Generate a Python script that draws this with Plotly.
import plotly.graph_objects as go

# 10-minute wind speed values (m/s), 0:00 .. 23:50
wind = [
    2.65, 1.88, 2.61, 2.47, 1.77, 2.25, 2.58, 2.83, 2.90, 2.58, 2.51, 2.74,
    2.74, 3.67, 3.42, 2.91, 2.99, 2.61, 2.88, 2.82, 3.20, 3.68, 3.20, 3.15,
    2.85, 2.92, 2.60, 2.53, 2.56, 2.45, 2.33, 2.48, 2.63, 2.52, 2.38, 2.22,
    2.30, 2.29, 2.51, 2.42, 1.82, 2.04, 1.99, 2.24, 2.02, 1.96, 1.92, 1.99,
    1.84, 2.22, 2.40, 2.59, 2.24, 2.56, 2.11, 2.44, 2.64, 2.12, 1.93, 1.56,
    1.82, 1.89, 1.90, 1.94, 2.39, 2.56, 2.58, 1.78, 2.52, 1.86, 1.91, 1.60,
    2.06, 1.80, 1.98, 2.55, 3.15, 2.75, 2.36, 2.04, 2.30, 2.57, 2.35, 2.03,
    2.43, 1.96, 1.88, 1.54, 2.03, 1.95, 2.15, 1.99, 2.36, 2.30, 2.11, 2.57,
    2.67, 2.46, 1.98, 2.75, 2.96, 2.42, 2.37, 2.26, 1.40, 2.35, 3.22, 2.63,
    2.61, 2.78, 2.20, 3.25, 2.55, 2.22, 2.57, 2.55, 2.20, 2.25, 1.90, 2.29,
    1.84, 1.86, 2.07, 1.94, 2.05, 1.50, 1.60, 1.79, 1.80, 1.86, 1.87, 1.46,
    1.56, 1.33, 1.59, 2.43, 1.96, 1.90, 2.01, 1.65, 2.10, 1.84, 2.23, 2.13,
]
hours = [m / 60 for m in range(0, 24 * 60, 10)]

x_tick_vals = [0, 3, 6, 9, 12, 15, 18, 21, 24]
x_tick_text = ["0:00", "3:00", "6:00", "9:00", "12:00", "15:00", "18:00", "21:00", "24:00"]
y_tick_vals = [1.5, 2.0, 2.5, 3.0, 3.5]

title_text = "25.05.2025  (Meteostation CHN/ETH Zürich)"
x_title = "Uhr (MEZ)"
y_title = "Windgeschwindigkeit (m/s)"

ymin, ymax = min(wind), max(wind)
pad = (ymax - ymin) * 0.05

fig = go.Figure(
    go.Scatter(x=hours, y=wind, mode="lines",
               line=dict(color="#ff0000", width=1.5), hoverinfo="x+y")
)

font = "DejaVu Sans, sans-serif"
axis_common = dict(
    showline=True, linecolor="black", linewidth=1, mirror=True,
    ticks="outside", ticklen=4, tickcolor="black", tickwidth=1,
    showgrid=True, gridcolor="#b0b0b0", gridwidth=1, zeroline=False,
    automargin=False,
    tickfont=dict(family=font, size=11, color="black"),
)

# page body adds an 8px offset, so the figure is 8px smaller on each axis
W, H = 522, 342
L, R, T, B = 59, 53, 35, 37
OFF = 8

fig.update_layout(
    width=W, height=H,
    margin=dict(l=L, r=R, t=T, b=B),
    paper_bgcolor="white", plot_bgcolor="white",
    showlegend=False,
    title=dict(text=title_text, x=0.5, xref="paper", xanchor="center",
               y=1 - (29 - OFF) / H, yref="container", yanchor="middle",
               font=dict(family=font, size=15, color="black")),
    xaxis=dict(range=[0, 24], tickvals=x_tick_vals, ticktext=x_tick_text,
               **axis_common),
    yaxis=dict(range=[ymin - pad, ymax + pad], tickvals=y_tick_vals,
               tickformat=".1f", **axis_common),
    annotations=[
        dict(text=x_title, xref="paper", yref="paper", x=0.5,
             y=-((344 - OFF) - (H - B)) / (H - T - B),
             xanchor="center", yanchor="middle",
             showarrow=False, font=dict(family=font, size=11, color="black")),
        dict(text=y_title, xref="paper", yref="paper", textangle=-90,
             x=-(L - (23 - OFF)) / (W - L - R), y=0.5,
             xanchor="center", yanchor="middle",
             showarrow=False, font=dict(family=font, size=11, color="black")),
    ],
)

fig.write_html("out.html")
# # # # #
Challenge =
Copy out the whole listing exactly as written.

Output for this task =
Generate a Python script that draws this with Plotly.
import plotly.graph_objects as go

# 10-minute wind speed values (m/s), 0:00 .. 23:50
wind = [
    2.65, 1.88, 2.61, 2.47, 1.77, 2.25, 2.58, 2.83, 2.90, 2.58, 2.51, 2.74,
    2.74, 3.67, 3.42, 2.91, 2.99, 2.61, 2.88, 2.82, 3.20, 3.68, 3.20, 3.15,
    2.85, 2.92, 2.60, 2.53, 2.56, 2.45, 2.33, 2.48, 2.63, 2.52, 2.38, 2.22,
    2.30, 2.29, 2.51, 2.42, 1.82, 2.04, 1.99, 2.24, 2.02, 1.96, 1.92, 1.99,
    1.84, 2.22, 2.40, 2.59, 2.24, 2.56, 2.11, 2.44, 2.64, 2.12, 1.93, 1.56,
    1.82, 1.89, 1.90, 1.94, 2.39, 2.56, 2.58, 1.78, 2.52, 1.86, 1.91, 1.60,
    2.06, 1.80, 1.98, 2.55, 3.15, 2.75, 2.36, 2.04, 2.30, 2.57, 2.35, 2.03,
    2.43, 1.96, 1.88, 1.54, 2.03, 1.95, 2.15, 1.99, 2.36, 2.30, 2.11, 2.57,
    2.67, 2.46, 1.98, 2.75, 2.96, 2.42, 2.37, 2.26, 1.40, 2.35, 3.22, 2.63,
    2.61, 2.78, 2.20, 3.25, 2.55, 2.22, 2.57, 2.55, 2.20, 2.25, 1.90, 2.29,
    1.84, 1.86, 2.07, 1.94, 2.05, 1.50, 1.60, 1.79, 1.80, 1.86, 1.87, 1.46,
    1.56, 1.33, 1.59, 2.43, 1.96, 1.90, 2.01, 1.65, 2.10, 1.84, 2.23, 2.13,
]
hours = [m / 60 for m in range(0, 24 * 60, 10)]

x_tick_vals = [0, 3, 6, 9, 12, 15, 18, 21, 24]
x_tick_text = ["0:00", "3:00", "6:00", "9:00", "12:00", "15:00", "18:00", "21:00", "24:00"]
y_tick_vals = [1.5, 2.0, 2.5, 3.0, 3.5]

title_text = "25.05.2025  (Meteostation CHN/ETH Zürich)"
x_title = "Uhr (MEZ)"
y_title = "Windgeschwindigkeit (m/s)"

ymin, ymax = min(wind), max(wind)
pad = (ymax - ymin) * 0.05

fig = go.Figure(
    go.Scatter(x=hours, y=wind, mode="lines",
               line=dict(color="#ff0000", width=1.5), hoverinfo="x+y")
)

font = "DejaVu Sans, sans-serif"
axis_common = dict(
    showline=True, linecolor="black", linewidth=1, mirror=True,
    ticks="outside", ticklen=4, tickcolor="black", tickwidth=1,
    showgrid=True, gridcolor="#b0b0b0", gridwidth=1, zeroline=False,
    automargin=False,
    tickfont=dict(family=font, size=11, color="black"),
)

# page body adds an 8px offset, so the figure is 8px smaller on each axis
W, H = 522, 342
L, R, T, B = 59, 53, 35, 37
OFF = 8

fig.update_layout(
    width=W, height=H,
    margin=dict(l=L, r=R, t=T, b=B),
    paper_bgcolor="white", plot_bgcolor="white",
    showlegend=False,
    title=dict(text=title_text, x=0.5, xref="paper", xanchor="center",
               y=1 - (29 - OFF) / H, yref="container", yanchor="middle",
               font=dict(family=font, size=15, color="black")),
    xaxis=dict(range=[0, 24], tickvals=x_tick_vals, ticktext=x_tick_text,
               **axis_common),
    yaxis=dict(range=[ymin - pad, ymax + pad], tickvals=y_tick_vals,
               tickformat=".1f", **axis_common),
    annotations=[
        dict(text=x_title, xref="paper", yref="paper", x=0.5,
             y=-((344 - OFF) - (H - B)) / (H - T - B),
             xanchor="center", yanchor="middle",
             showarrow=False, font=dict(family=font, size=11, color="black")),
        dict(text=y_title, xref="paper", yref="paper", textangle=-90,
             x=-(L - (23 - OFF)) / (W - L - R), y=0.5,
             xanchor="center", yanchor="middle",
             showarrow=False, font=dict(family=font, size=11, color="black")),
    ],
)

fig.write_html("out.html")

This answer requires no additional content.